SHORT EXERCISE =
Filter the entries that follow, copying every line in which the word "uses" appears.

Charts and diagrams as code
_ _ _ _ _

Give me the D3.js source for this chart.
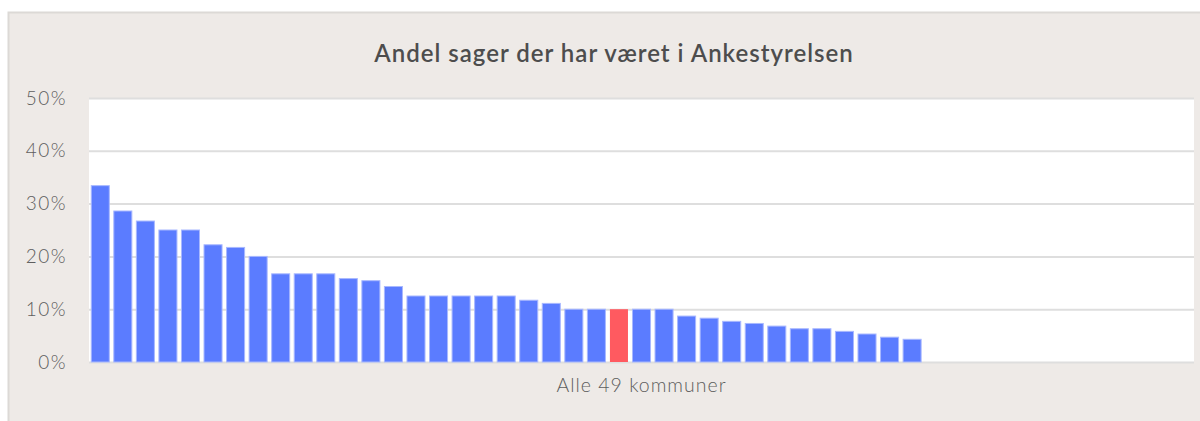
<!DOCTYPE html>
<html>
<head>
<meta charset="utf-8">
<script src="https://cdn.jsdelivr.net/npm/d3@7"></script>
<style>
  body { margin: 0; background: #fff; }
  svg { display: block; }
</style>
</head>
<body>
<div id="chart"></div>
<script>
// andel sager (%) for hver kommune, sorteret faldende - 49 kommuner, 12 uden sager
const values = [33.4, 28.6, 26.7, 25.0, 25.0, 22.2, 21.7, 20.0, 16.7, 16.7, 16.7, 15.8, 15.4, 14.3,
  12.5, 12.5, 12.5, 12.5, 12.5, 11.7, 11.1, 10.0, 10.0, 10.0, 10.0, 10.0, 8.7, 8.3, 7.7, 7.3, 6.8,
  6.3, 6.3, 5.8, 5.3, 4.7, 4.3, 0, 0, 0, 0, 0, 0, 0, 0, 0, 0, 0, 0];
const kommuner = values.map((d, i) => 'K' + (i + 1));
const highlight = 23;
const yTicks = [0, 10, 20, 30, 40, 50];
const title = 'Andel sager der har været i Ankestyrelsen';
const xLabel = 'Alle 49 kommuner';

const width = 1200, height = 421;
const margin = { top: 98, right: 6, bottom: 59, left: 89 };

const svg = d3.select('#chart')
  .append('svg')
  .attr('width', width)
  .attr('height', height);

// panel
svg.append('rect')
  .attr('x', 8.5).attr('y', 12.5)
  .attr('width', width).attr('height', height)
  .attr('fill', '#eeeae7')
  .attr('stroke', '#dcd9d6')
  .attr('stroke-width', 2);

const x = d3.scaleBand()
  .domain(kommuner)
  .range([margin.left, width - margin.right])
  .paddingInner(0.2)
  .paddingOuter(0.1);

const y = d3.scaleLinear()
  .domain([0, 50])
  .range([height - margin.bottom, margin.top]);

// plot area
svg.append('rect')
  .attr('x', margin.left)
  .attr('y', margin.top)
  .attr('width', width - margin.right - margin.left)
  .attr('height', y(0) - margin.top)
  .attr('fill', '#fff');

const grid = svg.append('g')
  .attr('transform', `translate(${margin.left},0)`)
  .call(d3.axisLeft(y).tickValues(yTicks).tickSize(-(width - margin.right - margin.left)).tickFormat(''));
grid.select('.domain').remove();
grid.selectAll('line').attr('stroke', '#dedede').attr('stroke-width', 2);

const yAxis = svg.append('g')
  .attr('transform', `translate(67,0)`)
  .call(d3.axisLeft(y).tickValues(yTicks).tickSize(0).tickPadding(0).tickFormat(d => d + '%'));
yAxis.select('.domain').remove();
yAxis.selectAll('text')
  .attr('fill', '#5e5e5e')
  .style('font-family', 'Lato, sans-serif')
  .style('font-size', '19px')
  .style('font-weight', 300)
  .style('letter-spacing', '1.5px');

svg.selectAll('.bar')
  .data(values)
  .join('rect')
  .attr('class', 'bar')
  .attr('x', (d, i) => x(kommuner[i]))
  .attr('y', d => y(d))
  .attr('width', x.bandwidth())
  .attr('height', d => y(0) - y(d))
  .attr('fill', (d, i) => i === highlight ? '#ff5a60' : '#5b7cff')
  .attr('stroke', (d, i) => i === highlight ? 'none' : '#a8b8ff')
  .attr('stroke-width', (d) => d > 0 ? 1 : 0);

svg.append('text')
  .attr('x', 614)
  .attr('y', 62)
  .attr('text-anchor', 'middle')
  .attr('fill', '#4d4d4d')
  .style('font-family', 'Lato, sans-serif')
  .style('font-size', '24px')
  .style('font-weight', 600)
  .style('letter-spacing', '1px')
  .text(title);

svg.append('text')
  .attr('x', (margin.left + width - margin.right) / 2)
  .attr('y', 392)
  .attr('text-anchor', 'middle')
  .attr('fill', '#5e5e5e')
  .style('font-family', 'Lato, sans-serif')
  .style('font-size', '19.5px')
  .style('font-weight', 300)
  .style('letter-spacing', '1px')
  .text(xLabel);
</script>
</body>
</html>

_ _ _ _ _

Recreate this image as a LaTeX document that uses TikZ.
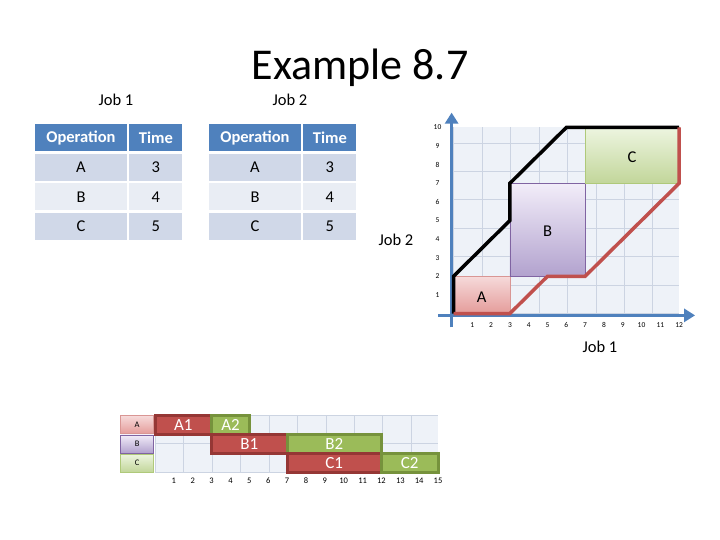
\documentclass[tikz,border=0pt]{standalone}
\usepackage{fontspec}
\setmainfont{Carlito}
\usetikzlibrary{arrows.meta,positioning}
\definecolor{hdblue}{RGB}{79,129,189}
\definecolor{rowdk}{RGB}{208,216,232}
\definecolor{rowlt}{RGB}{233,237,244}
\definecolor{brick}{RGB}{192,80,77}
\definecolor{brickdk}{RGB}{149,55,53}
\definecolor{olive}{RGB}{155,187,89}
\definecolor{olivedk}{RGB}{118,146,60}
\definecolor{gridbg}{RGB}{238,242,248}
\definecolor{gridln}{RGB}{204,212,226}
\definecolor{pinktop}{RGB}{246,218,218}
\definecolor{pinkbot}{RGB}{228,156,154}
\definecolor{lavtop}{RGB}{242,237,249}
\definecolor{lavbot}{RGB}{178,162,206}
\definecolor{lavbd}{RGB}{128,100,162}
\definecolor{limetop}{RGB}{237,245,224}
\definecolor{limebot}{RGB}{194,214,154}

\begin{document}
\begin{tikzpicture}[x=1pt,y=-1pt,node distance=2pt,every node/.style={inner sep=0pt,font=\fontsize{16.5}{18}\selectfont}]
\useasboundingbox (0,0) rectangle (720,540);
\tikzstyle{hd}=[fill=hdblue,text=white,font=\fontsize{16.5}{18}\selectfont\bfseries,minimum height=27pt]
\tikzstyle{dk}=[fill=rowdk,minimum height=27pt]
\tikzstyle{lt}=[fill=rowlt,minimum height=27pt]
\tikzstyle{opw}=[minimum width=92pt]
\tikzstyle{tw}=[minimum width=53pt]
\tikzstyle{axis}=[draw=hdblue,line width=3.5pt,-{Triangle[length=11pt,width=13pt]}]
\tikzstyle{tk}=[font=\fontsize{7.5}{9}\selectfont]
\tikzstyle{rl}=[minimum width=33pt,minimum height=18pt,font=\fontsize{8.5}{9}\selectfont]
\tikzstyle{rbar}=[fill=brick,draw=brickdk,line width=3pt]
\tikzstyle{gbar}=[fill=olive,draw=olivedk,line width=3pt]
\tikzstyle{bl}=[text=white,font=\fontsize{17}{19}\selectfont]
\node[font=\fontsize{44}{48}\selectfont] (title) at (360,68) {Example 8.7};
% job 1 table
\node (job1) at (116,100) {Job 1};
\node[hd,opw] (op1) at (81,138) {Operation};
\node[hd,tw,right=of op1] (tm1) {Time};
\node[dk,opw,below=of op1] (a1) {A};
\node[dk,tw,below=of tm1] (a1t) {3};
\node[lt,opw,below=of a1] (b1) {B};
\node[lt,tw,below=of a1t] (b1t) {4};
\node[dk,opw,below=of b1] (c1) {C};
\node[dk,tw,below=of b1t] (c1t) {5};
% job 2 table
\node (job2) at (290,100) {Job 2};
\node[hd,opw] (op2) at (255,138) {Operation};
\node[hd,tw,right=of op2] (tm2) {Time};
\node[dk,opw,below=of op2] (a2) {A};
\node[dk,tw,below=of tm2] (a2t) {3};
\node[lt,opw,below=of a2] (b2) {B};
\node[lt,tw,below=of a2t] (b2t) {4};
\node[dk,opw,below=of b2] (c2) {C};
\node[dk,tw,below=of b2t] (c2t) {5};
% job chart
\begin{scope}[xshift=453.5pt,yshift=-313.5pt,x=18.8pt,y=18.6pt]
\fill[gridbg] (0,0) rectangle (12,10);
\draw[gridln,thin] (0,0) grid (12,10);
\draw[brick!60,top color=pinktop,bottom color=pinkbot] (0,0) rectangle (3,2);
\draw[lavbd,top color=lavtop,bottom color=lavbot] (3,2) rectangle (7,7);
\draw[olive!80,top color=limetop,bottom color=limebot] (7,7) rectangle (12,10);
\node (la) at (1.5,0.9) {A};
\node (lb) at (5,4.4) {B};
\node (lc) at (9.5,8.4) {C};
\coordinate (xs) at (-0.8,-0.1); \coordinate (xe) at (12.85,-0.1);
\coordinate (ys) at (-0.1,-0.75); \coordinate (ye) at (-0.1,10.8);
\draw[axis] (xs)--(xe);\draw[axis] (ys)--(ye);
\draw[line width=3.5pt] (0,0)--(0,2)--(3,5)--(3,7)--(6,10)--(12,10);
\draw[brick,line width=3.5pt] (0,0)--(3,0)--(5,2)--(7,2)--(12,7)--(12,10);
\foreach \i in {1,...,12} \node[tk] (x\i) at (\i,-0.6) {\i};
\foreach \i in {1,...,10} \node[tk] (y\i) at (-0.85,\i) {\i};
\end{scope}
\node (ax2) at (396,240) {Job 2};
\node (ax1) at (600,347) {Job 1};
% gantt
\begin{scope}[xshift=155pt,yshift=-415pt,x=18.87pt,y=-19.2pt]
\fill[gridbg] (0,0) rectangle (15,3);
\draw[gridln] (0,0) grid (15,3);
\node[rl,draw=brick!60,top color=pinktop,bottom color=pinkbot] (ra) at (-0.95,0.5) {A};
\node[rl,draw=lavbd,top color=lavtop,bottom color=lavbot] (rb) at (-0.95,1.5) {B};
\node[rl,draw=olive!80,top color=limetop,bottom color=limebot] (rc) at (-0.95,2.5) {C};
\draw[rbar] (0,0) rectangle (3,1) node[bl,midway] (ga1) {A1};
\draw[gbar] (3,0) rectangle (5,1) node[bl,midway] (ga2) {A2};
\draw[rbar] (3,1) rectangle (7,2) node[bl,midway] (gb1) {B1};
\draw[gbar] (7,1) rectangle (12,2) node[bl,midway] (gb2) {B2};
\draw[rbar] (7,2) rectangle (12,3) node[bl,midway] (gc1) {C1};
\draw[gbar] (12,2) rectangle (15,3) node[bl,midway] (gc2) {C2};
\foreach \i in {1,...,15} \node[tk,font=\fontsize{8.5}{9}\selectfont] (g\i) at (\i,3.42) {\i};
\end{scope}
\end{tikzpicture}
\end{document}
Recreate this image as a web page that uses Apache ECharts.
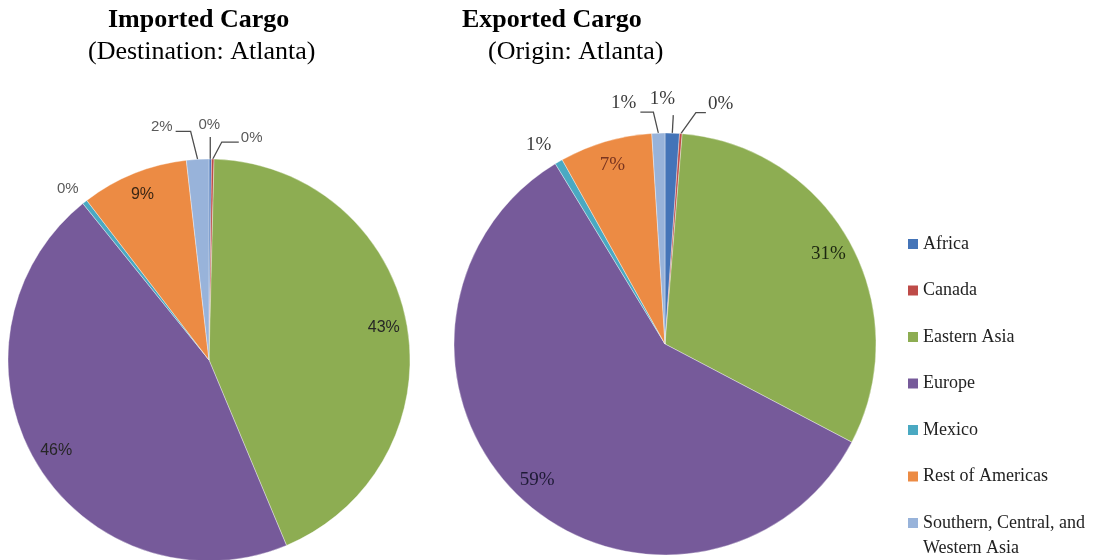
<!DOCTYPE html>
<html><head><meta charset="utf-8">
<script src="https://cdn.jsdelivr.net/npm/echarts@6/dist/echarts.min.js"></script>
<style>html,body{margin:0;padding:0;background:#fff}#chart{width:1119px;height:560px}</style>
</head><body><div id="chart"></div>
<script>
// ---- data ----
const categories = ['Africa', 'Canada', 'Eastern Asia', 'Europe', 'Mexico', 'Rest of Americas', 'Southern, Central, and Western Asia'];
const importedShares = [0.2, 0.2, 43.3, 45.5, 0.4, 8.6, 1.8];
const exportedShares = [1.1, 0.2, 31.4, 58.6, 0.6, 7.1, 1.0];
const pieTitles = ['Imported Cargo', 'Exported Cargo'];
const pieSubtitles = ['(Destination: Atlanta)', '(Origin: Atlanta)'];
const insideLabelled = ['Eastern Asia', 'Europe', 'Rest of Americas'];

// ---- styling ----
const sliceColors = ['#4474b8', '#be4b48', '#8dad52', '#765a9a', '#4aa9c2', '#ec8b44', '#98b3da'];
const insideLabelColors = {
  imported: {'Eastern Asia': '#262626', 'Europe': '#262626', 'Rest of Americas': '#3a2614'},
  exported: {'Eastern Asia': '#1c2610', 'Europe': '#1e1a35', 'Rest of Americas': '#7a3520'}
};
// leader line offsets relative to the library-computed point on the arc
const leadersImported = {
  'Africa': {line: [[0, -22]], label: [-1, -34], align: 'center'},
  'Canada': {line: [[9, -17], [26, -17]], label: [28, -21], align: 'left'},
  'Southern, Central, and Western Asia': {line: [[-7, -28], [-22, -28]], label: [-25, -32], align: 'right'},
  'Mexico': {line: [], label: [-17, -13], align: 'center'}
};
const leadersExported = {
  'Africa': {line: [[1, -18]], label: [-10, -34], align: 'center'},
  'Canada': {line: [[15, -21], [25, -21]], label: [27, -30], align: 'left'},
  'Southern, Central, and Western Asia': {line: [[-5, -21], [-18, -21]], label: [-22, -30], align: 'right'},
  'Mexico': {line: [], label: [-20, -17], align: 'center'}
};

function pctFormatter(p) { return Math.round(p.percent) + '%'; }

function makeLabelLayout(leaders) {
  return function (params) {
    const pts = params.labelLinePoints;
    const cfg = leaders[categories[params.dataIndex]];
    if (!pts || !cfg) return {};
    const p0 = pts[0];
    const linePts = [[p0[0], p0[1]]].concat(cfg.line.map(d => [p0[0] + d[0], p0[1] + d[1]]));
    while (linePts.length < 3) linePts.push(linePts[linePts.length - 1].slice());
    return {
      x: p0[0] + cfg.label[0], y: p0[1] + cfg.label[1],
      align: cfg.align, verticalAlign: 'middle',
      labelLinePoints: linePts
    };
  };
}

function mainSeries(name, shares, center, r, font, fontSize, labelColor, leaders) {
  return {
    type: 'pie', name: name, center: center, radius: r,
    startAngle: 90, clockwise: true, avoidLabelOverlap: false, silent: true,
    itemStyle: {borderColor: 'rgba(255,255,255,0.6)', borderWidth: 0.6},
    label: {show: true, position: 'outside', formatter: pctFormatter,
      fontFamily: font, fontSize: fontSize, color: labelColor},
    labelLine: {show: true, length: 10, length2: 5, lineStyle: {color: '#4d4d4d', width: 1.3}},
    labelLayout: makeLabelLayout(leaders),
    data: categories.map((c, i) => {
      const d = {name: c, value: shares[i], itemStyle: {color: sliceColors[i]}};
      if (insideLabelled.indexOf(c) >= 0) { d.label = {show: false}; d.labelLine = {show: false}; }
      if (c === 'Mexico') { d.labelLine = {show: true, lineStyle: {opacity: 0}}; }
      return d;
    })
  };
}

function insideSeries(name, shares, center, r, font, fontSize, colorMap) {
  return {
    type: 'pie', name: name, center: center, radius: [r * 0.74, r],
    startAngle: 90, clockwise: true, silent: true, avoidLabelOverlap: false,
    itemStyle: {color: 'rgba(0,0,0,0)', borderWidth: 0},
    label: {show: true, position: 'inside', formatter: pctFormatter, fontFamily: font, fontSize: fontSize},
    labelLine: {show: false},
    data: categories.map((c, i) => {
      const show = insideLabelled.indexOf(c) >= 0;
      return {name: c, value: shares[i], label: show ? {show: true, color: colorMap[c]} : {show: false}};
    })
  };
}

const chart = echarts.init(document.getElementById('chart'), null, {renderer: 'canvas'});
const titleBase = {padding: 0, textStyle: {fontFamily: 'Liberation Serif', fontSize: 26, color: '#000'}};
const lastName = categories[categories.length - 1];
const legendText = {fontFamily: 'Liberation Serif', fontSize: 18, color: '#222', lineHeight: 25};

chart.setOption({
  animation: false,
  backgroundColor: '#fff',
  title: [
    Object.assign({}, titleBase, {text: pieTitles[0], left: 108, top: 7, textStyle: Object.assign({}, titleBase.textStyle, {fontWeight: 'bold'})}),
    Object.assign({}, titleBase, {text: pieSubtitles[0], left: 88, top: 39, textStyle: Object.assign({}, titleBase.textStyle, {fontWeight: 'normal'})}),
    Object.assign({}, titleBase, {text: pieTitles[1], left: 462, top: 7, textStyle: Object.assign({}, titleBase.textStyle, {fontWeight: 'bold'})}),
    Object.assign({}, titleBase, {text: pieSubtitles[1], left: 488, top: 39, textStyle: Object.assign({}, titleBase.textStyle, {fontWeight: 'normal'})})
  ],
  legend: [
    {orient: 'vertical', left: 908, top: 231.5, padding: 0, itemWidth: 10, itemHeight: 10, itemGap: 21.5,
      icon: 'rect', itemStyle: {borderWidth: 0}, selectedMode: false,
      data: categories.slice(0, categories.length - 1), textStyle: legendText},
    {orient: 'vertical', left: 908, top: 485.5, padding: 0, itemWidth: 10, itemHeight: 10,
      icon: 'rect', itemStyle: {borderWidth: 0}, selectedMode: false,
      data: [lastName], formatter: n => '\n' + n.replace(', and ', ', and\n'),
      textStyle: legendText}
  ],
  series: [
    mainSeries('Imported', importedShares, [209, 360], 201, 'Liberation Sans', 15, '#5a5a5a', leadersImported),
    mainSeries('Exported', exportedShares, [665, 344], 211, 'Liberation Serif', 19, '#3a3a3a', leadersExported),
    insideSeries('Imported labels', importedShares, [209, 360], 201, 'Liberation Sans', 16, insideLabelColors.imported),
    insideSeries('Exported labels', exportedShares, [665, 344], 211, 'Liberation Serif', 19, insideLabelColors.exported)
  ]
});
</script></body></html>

_ _ _ _ _

THE SOLUTION =
Recreate this image as a LaTeX document that uses TikZ.
Recreate this image as a web page that uses Apache ECharts.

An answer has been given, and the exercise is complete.